Alexander Calder's Constellation of 1943 superbly exemplifies the new form of art the artist developed as a response to the austerity of the final years of World War II. This remarkable sculpture embodies the advice that Calder gave to fellow artists that same year when he encouraged them to embrace simplicity and adopt an adventurous spirit when attacking the unfamiliar or unknown. Part of a series, the present work demonstrates Calder's ingenious use of the pared-down materials of polychrome wood and wire to create a work that is richly allusive and intriguing. One of only about twenty-nine Constellations, Calder created this work at a high point in his career, the year his work was celebrated with a retrospective at New York's Museum of Modern Art.
Calder's work has long been compared to that of the Surrealists, a movement of which he would have been fully aware, both from his experience living in Paris for much of the 1920s and 1930s and from his close friendships with many European artists associated with the movement who then moved to the U.S. in the wake of the war. The biomorphic forms of Constellation strikingly recall the mysterious bone-like figures of one of Tanguy's dreamscapes or the undulating silhouettes of Miró's figures who are often similarly enmeshed in a web of delicate lines. But of all of Calder's Constellations the present work is notable for its references to the sculptor Constantin Brancusi, intentionally integrating themes from Brancusi's sculptures, including echoing units from his iconic Endless Column and Fish, which Calder treats playfully by presenting them in diminutive proportions.
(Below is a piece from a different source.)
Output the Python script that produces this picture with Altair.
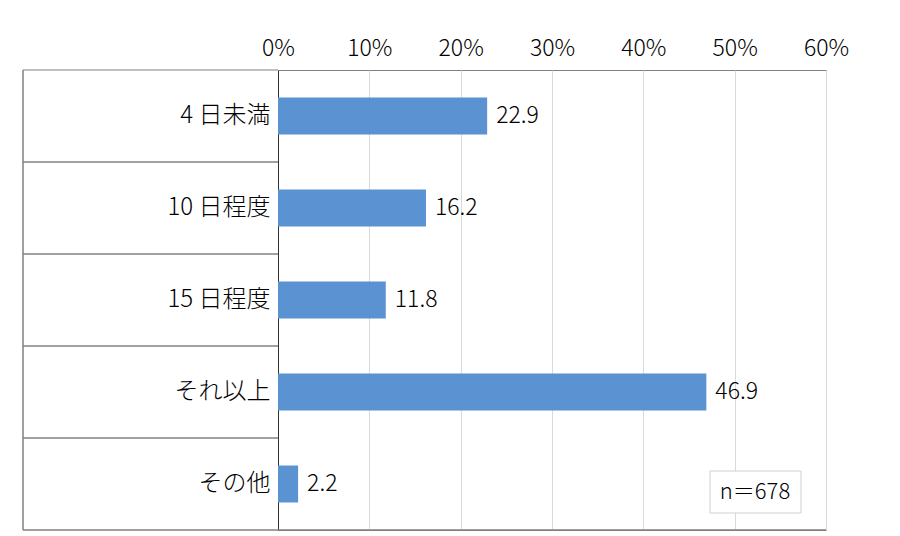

Calder's retrospective at the Museum of Modern Art, which opened in
September 1943 and included some Constellations, acknowledged his prominent stature in the art world. At the time, Calder was the youngest artist ever to receive the distinction of a retrospective at the museum and the exhibition effectively positioned Calder as a leader among American modernists. The curator of the MoMA retrospective claimed that "Calder's most original contribution is his unique enlivening of abstract art by humor" (J. J. Sweeney quote in Alexander Calder, New York, 1943, p. 8). Created in the midst of the war, works such as Constellation with Red Knife offered humor and liveliness that was particularly welcome at one of the darkest moments in world history.